Dengan metode itu, barulah si pelatih leluasa dalam mengatur hasil pertandingan.
“Dia tinggal atur saja pertandingan yang ada pemainnya,” ungkap Sigit.
Pun halnya dengan wasit yang bisa diajak negoisasi di luar lapangan.

Sebagai cara mengendus praktik wasit nakal, cukuplah saksikan sebuah partai sepak bola Indonesia selama 90 menit. Tidak jarang, tim mendapat sebuah hadiah penalty ganjil di menit akhir yang bisa mengubah hasil laga.

Wartawan senior, Yesayas Oktavianus lebih lantang mengungkapkan kasus korupsi sepak bola yang melibatkan sejumlah oknum sepak bola nasional. Dengan suara yang menggebu dia angkat suara; “Ada seorang petinggi liga cerita pada saya.
Dia bilang; kamu tahu tidak ISL dan LPI yang dulu berputar, sebenarnya sudah diatur! Bandarnya ada di Malaysia,” ungkap Yesayas dalam sebuah sesi acara.
Tidak hanya itu, lanjut Yesayas, banyak pula eks pemain yang kini sudah bertobat dan mengaku mereka adalah bagian dari jaringan judi sepak bola.
Namun sayang, semua yang terucap soal korupsi sepak bola, justru sama sekali tidak muncul ke permukaan.
Di saat praktik korupsi sepak bola mulai terbongkar di sejumlah negara di dunia, hanya Indonesia yang masih
belum melakukan susuatupun. Saat Komisi Pemberantasan Korupsi (KPK) dan aparat lain mulai berhasil menangkapi tikus berdasi, sebaliknya tikus berkostum masih bebas berlari di sejumlah lapangan.
Sebagai contoh, di Jerman—sebuah negara dengan indeks persepsi korupsi terbaik ke 14 di muka bumi versi
Transparansi Internasional—kasus korupsi sepak bola terjadi dan melibatkan sorang wasit bernama Robert Hoyzer.
Di negara yang paling bersih ke 69 dunia, Italia, sebuah mega skandal korupsi terus terjadi. Mulai kasus calciopoli yang melibatkan seorang direktur klub Juventus Luiciano Moggi, hingga yang paling anyar, jaringan judi
sepak bola Italia yang akhirnya membekuk sejumlah pesepakbola tenar macam Christiano Doni dan Giuseppe Signori, 2011 lalu.
Kasus korupsi sepak bola pun kini mencuat di Asia.

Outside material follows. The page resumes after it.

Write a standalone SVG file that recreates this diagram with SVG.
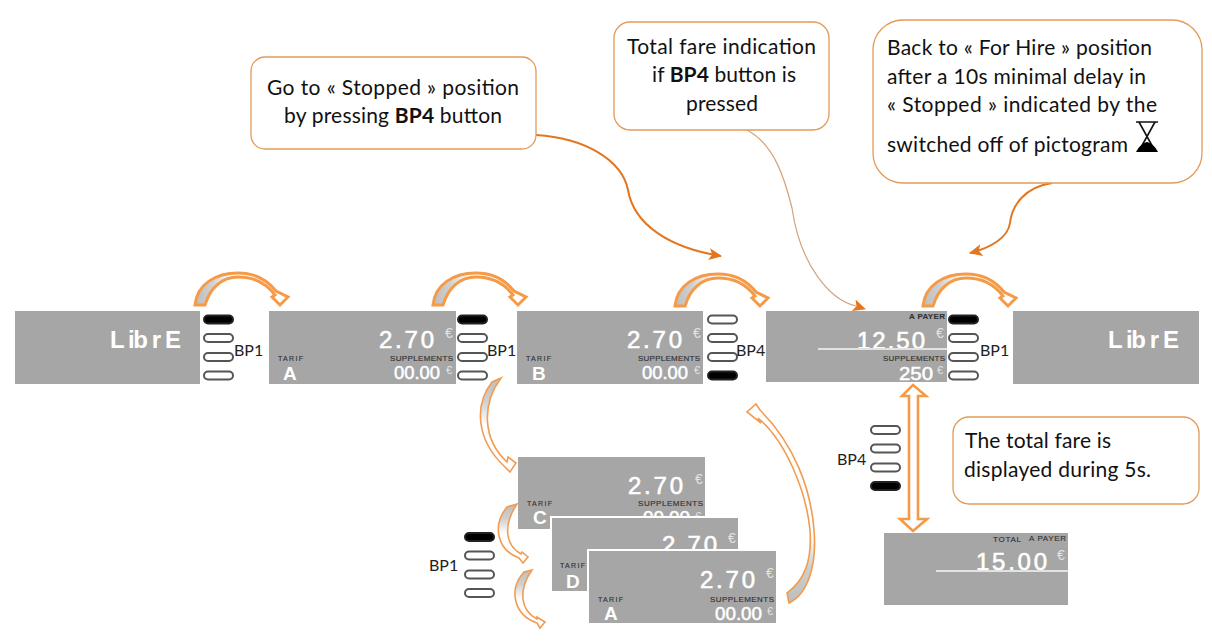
<svg xmlns="http://www.w3.org/2000/svg" xmlns:xlink="http://www.w3.org/1999/xlink" width="1212" height="644" viewBox="0 0 1212 644">
<style>
text{font-family:"Liberation Sans",Arial,sans-serif}
.disp{fill:#a6a6a6}
.discard{fill:#a6a6a6;stroke:#fff;stroke-width:2}
.big{fill:#fff;stroke:#fff;stroke-width:.6;font-size:24px}
.lib{fill:#fff;font-size:24px;font-weight:bold}
.eur{fill:#e4e4e4;font-size:14px}
.eurs{fill:#e4e4e4;font-size:11px}
.sup{fill:#333;stroke:#333;stroke-width:.15;font-size:8px}
.num{fill:#fff;stroke:#fff;stroke-width:.5;font-size:18px}
.let{fill:#fff;font-size:19px;font-weight:bold}
.rule{stroke:#e2e2e2;stroke-width:2;fill:none}
.lab{font-family:Lato,"Liberation Sans",sans-serif;font-size:16px;fill:#222}
.call{fill:#fff;stroke:#e39a58;stroke-width:1.3}
.ct{font-family:Lato,"Liberation Sans",sans-serif;font-size:21px;fill:#111}
.off{fill:#fff;stroke:#555;stroke-width:2}
.on{fill:#000;stroke:#222;stroke-width:2}
.blk{stroke:#f59a47;stroke-width:3;stroke-linejoin:miter}
.blkt{stroke:#f29c52;stroke-width:1.6;stroke-linejoin:miter}
.c1{fill:none;stroke:#e3761f;stroke-width:2}
.c2{fill:none;stroke:#d2a27c;stroke-width:1.2}
</style>
<defs>
<linearGradient id="gx" x1="0" y1="0" x2="1" y2="0"><stop offset="0" stop-color="#bdbdbd"/><stop offset=".18" stop-color="#d0d0d0"/><stop offset=".4" stop-color="#fff"/></linearGradient>
<linearGradient id="gy" x1="0" y1="0" x2="0" y2="1"><stop offset="0" stop-color="#bdbdbd"/><stop offset=".25" stop-color="#d0d0d0"/><stop offset=".5" stop-color="#fff"/></linearGradient>
<linearGradient id="gb" x1="0" y1="1" x2="0" y2="0"><stop offset="0" stop-color="#bdbdbd"/><stop offset=".18" stop-color="#cfcfcf"/><stop offset=".35" stop-color="#fff"/></linearGradient>
<marker id="hd" markerUnits="userSpaceOnUse" markerWidth="18" markerHeight="14" refX="12" refY="6" orient="auto"><path d="M0,0 L13,6 L0,12 L3,6 Z" fill="#e3761f"/></marker>
<path id="arc" d="M195,305 C197,284 216,273 238,273 C256,273 268,281 276,291 L288,297 L280,305 L272,297 L275,295 C266,283 253,277 238,277 C222,277 210,288 205,305 Z" fill="url(#gx)" class="blk"/>
<g id="pills1"><rect class="on" x="0" y="-4" width="29" height="8" rx="4"/><rect class="off" x="0" y="14.500" width="29" height="8" rx="4"/><rect class="off" x="0" y="33.500" width="29" height="8" rx="4"/><rect class="off" x="0" y="52" width="29" height="8" rx="4"/></g>
<g id="pills4"><rect class="off" x="0" y="-4" width="29" height="8" rx="4"/><rect class="off" x="0" y="14.500" width="29" height="8" rx="4"/><rect class="off" x="0" y="33.500" width="29" height="8" rx="4"/><rect class="on" x="0" y="52" width="29" height="8" rx="4"/></g>
</defs>

<g id="connectors">
<use xlink:href="#arc" href="#arc"/>
<use xlink:href="#arc" href="#arc" x="238"/>
<use xlink:href="#arc" href="#arc" x="480" y="1"/>
<use xlink:href="#arc" href="#arc" x="728" y="1"/>
<path class="blkt" fill="url(#gy)" d="M501,378 L492,382 C474,405 476,440 505,467 L510,472 L516,463 L508,457 L507,462 C483,440 481,405 501,378 Z"/>
<path class="blkt" fill="url(#gy)" d="M517,504 L507,507 C492,525 497,550 519,558 L523,563 L528,557 L522,552 L521,554 C505,545 503,525 517,504 Z"/>
<path class="blkt" fill="url(#gy)" d="M532,570 L524,572 C508,590 514,615 537,623 L540,628 L545,622 L537,617 L537,619 C520,610 518,590 532,570 Z"/>
<path class="blkt" fill="url(#gb)" d="M789,603 C808,594 817,565 814,530 C811,490 795,445 760,410 L756,404 L747,412 L761,423 L758,418 C785,440 806,490 810,530 C812,560 805,580 787,593 Z"/>
<path class="blk" style="stroke-width:2.6" fill="#fff" d="M913,385 L926,396 L918,396 L918,519 L927,519 L913,531 L900,519 L909,519 L909,396 L902,396 Z"/>
<path class="c1" marker-end="url(#hd)" d="M536,135 C585,138 622,160 628,190 C634,225 670,248 721,256"/>
<path class="c2" d="M747,130 C775,145 785,180 792,208 C800,265 830,300 856,306"/>
<path marker-end="url(#hd)" d="M856,306 L865,309" fill="none"/>
<path class="c1" marker-end="url(#hd)" d="M1052,183 C1025,187 1012,205 1010,223 C1008,238 990,248 970,253"/>
</g>

<g id="display-libre-1"><rect class="disp" x="15" y="311" width="185" height="73"/><text class="lib" x="110" y="348" textLength="71">L ib r E</text></g>
<g id="buttons-1"><use xlink:href="#pills1" href="#pills1" x="204" y="319.500"/><text class="lab" x="234" y="356">BP1</text></g>

<g id="display-tarif-a"><rect class="disp" x="269" y="311" width="187" height="73"/>
<text class="big" x="379" y="348" textLength="55">2.70</text><text class="eur" x="445" y="338">€</text>
<text class="sup" x="390" y="361" textLength="63">SUPPLEMENTS</text><text class="num" x="394" y="379" textLength="46" lengthAdjust="spacingAndGlyphs">00.00</text><text class="eurs" x="446" y="374">€</text>
<text class="sup" x="278" y="361" textLength="25" style="font-size:7px">TARIF</text><text class="let" x="283" y="380">A</text></g>
<g id="buttons-2"><use xlink:href="#pills1" href="#pills1" x="458" y="319.500"/><text class="lab" x="487" y="356">BP1</text></g>

<g id="display-tarif-b"><rect class="disp" x="517" y="311" width="186" height="73"/>
<text class="big" x="627" y="348" textLength="55">2.70</text><text class="eur" x="693" y="338">€</text>
<text class="sup" x="638" y="361" textLength="62">SUPPLEMENTS</text><text class="num" x="642" y="379" textLength="46" lengthAdjust="spacingAndGlyphs">00.00</text><text class="eurs" x="694" y="374">€</text>
<text class="sup" x="526" y="361" textLength="25" style="font-size:7px">TARIF</text><text class="let" x="532" y="380">B</text></g>
<g id="buttons-3"><use xlink:href="#pills4" href="#pills4" x="708" y="319.500"/><text class="lab" x="736" y="356">BP4</text></g>

<g id="display-payer"><rect class="disp" x="766" y="311" width="181" height="71"/>
<text class="sup" x="909" y="319" textLength="36" style="font-weight:bold">A PAYER</text>
<text class="big" x="857" y="349" textLength="68">12.50</text><text class="eur" x="936" y="338">€</text>
<line class="rule" x1="818" y1="349" x2="947" y2="349"/>
<text class="sup" x="883" y="361" textLength="62">SUPPLEMENTS</text><text class="num" x="899" y="380" textLength="34" lengthAdjust="spacingAndGlyphs">250</text><text class="eurs" x="937" y="374">€</text></g>
<g id="buttons-4"><use xlink:href="#pills1" href="#pills1" x="949" y="319.500"/><text class="lab" x="980" y="356">BP1</text></g>

<g id="display-libre-2"><rect class="disp" x="1013" y="311" width="186" height="73"/><text class="lib" x="1108" y="348" textLength="71">L ib r E</text></g>

<g id="display-tarif-c"><rect class="disp" x="518" y="457" width="187" height="72"/>
<text class="big" x="628" y="494" textLength="55">2.70</text><text class="eur" x="695" y="484">€</text>
<text class="sup" x="638" y="506" textLength="65">SUPPLEMENTS</text><text class="num" x="643" y="524" textLength="47" lengthAdjust="spacingAndGlyphs">00.00</text><text class="eurs" x="695" y="520">€</text>
<text class="sup" x="527" y="506" textLength="25" style="font-size:7px">TARIF</text><text class="let" x="533" y="524">C</text></g>
<g id="display-tarif-d"><rect class="discard" x="551" y="517" width="188" height="75"/>
<text class="big" x="662" y="553" textLength="55">2.70</text><text class="eur" x="728" y="543">€</text>
<text class="sup" x="560" y="568" textLength="25" style="font-size:7px">TARIF</text><text class="let" x="566" y="588">D</text></g>
<g id="display-tarif-a2"><rect class="discard" x="588" y="550" width="189" height="74"/>
<text class="big" x="700" y="588" textLength="55">2.70</text><text class="eur" x="766" y="578">€</text>
<text class="sup" x="710" y="602" textLength="64">SUPPLEMENTS</text><text class="num" x="715" y="620" textLength="47" lengthAdjust="spacingAndGlyphs">00.00</text><text class="eurs" x="767" y="615">€</text>
<text class="sup" x="598" y="602" textLength="25" style="font-size:7px">TARIF</text><text class="let" x="604" y="620">A</text></g>
<g id="buttons-5"><use xlink:href="#pills1" href="#pills1" x="465" y="537"/><text class="lab" x="429" y="571">BP1</text></g>

<g id="buttons-6"><use xlink:href="#pills4" href="#pills4" x="871" y="430"/><text class="lab" x="837" y="465">BP4</text></g>
<g id="display-total"><rect class="disp" x="884" y="533" width="184" height="72"/>
<text class="sup" x="993" y="542" textLength="28">TOTAL</text><text class="sup" x="1029" y="541" textLength="37">A PAYER</text>
<text class="big" x="976" y="570" textLength="71">15.00</text><text class="eur" x="1057" y="560">€</text>
<line class="rule" x1="936" y1="571" x2="1068" y2="571"/></g>

<g id="callout-stopped"><rect class="call" x="251" y="57" width="285" height="92" rx="14"/>
<text class="ct" x="267" y="95" textLength="252">Go to « Stopped » position</text>
<text class="ct" x="284" y="123" textLength="218">by pressing <tspan font-weight="bold">BP4</tspan> button</text></g>
<g id="callout-fare"><rect class="call" x="614" y="22" width="215" height="108" rx="16"/>
<text class="ct" x="627" y="54" textLength="189">Total fare indication</text>
<text class="ct" x="652" y="82" textLength="144">if <tspan font-weight="bold">BP4</tspan> button is</text>
<text class="ct" x="686" y="111" textLength="72">pressed</text></g>
<g id="callout-back"><rect class="call" x="873" y="20" width="329" height="163" rx="30"/>
<text class="ct" x="887" y="55" textLength="265">Back to « For Hire » position</text>
<text class="ct" x="887" y="84" textLength="259">after a 10s minimal delay in</text>
<text class="ct" x="887" y="112" textLength="270">« Stopped » indicated by the</text>
<text class="ct" x="887" y="152" textLength="241">switched off of pictogram</text>
<path d="M1136,122 H1158 M1139,122 L1155,151 M1155,122 L1139,151" fill="none" stroke="#111" stroke-width="1.6"/>
<path d="M1136,152 H1158 C1155,146 1151,143 1147,142 C1143,143 1139,146 1136,152 Z" fill="#000"/></g>
<g id="callout-total"><rect class="call" x="953" y="417" width="246" height="87" rx="16"/>
<text class="ct" x="965" y="448" textLength="146">The total fare is</text>
<text class="ct" x="964" y="477" textLength="187">displayed during 5s.</text></g>
</svg>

Beberapa bulan lalu, Cina menangkap sekitar 60 pemain dan ofisial terkait pengaturan hasil liga sepak bola mereka.

Bagaimana dengan Indonesia? Di negara yang tercecer di peringkat 100 soal indeks persepsi korupsi, belum ada satu pun korupsi sepak bola yang terbongkar sejak 1998!
Sebuah pertanyaan besar tentunya bagi PSSI, polisi, jaksa, hingga KPK? Apakah memang kisah korupsi hanya sebatas mitos di sepak bola Indonesia? Apakah memang sepak bola Indonesia lebih jujur dibandingkan negara Jerman, Italia, dan Cina?

Kalau memang dunia sepak bola Indonesia terbebas dari korupsi, bisa jadi merekalah kalangan manusia paling suci di tanah ibu pertiwi, melebihi alim ulama, pejabat politik, ataupun putri Indonesia.